New Medicare Advantage plan rules will give patients more information about plan coverage denials, but they won't give the patients new tools that they and their brokers can use to lobby the plans directly.
Officials at the Centers for Medicare and Medicaid Services talk about the coverage tools patients will, and won't, get in a new batch of final federal preauthorization and electronic health communication regulations.
The regulations will require affected plans to set up prior authorization "application programming interfaces," or APIs, for communicating about preauthorization decisions with providers. Plans will have to get back to providers, and give reasons for any denials, within 72 hours for expedited requests, 7 calendar days for standard requests and 14 days if a patient, provider or plan asks for an extension.
Plans will have to feed preauthorization information into patients' own health apps and plan portals through patient access APIs, but plans won't have to give patients any new ability to participate in the preauthorization discussions.

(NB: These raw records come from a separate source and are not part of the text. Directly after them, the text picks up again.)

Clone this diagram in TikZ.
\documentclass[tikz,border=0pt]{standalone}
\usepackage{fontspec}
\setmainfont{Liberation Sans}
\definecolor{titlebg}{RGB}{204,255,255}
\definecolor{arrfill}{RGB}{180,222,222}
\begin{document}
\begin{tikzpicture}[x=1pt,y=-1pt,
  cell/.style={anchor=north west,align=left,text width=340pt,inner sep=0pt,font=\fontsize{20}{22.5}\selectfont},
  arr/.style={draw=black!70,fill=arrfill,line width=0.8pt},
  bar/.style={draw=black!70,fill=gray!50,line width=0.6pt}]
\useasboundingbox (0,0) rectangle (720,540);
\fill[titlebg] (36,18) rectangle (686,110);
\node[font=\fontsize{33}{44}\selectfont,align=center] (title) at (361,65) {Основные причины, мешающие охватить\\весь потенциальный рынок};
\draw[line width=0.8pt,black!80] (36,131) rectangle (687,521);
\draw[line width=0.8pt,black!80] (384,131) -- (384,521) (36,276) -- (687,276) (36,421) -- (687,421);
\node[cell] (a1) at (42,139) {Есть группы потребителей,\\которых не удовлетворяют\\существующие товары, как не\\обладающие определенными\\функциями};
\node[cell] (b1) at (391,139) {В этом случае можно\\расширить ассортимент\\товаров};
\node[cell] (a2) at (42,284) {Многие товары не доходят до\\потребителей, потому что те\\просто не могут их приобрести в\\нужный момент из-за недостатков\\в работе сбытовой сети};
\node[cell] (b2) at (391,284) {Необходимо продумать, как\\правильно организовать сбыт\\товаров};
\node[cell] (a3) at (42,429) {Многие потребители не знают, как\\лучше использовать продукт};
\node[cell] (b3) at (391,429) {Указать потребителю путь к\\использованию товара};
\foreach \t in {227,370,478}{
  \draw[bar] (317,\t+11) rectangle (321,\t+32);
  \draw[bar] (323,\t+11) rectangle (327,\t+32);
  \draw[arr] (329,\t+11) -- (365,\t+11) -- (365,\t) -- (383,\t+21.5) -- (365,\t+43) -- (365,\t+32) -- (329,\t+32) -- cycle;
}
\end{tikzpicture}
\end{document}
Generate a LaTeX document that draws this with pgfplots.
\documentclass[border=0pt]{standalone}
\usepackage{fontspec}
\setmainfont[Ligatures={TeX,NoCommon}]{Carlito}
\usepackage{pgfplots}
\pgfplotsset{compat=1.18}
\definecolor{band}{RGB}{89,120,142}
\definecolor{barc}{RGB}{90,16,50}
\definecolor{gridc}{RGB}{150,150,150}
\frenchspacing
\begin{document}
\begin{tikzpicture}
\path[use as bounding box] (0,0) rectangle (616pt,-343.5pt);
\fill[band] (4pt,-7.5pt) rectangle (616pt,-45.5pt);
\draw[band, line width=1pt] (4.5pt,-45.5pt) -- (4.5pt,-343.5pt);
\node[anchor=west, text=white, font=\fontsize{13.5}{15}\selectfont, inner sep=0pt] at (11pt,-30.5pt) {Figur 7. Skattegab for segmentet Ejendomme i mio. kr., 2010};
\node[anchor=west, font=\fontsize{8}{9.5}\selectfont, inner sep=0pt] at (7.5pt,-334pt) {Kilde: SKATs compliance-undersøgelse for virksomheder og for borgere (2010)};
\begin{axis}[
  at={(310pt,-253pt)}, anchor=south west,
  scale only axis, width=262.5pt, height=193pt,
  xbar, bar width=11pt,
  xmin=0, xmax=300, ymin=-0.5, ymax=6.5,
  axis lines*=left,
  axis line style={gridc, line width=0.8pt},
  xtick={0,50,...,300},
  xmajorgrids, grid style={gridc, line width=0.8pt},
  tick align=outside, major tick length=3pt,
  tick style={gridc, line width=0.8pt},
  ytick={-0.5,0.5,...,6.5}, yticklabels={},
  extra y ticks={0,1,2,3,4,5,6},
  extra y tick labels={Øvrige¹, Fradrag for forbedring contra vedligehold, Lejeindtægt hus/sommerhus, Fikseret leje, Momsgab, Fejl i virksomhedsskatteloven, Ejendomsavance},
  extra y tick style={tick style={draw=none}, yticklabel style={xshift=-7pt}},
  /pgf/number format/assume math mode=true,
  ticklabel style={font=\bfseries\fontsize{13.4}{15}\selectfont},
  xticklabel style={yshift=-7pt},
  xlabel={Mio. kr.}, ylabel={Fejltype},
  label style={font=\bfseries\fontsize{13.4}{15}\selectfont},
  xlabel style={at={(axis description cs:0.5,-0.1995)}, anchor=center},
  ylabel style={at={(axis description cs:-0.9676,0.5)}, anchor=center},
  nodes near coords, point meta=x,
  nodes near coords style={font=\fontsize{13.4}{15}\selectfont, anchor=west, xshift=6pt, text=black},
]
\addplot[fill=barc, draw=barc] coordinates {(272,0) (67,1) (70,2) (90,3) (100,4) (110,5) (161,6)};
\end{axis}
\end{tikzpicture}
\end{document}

Agents or brokers who are authorized to act as the patients' personal representatives could see the preauthorization information through their own portals or apps.
What it means: Medicare agents and brokers who help clients handle coverage problems might be able to get more information they can use to draft complaints and appeals.
But the new regulations won't create any new systems or appeal programs that Medicare producers can use to speed up the decisionmaking.
The history: Health insurers and managed care providers argue that the preauthorization review is one of the few tools they have to reduce the cost of care and reduce the odds that patients will get unnecessary, potentially harmful or wasteful care.
Physicians have complained bitterly, for years, that plans tie them up with preauthorization reviews for ordinary, obviously needed care.
The mechanics: CMS, an arm of the U.S. Department of Health and Human Services, previously published major patient access API regulations in 2020.
The agency published a draft version of the new regulations in 2022 and received about 900 comments on the 2022 draft.
The regulation packet lists Natalie Albright as the CMS staffer who can answer questions about Medicare Advantage plan provisions and David Koppel as the staffer who knows about patient access API questions.
A preview version is already available on the web, but the official Federal Register publication date is expected to be Feb. 8.
The scope: The new regulations apply to Medicare Advantage plans and several other types of federally regulated private plans, including Medicaid managed care plans and the individual and family major medical policies sold through the Affordable Care Act public exchange system.
The regulations won't apply to small-group ACA exchange plans, original Medicare coverage, stand-alone dental plans or Medicare supplement insurance policies,
Medicare Advantage plans provide coverage for 32 million of the 66 million people who are enrolled in Medicare.
The requirements: The new regulations set detailed standards for the technology behind the patient access API and the provider preauthorization access API, to ensure that patients and providers can see the data through as many different types of portals and apps as possible.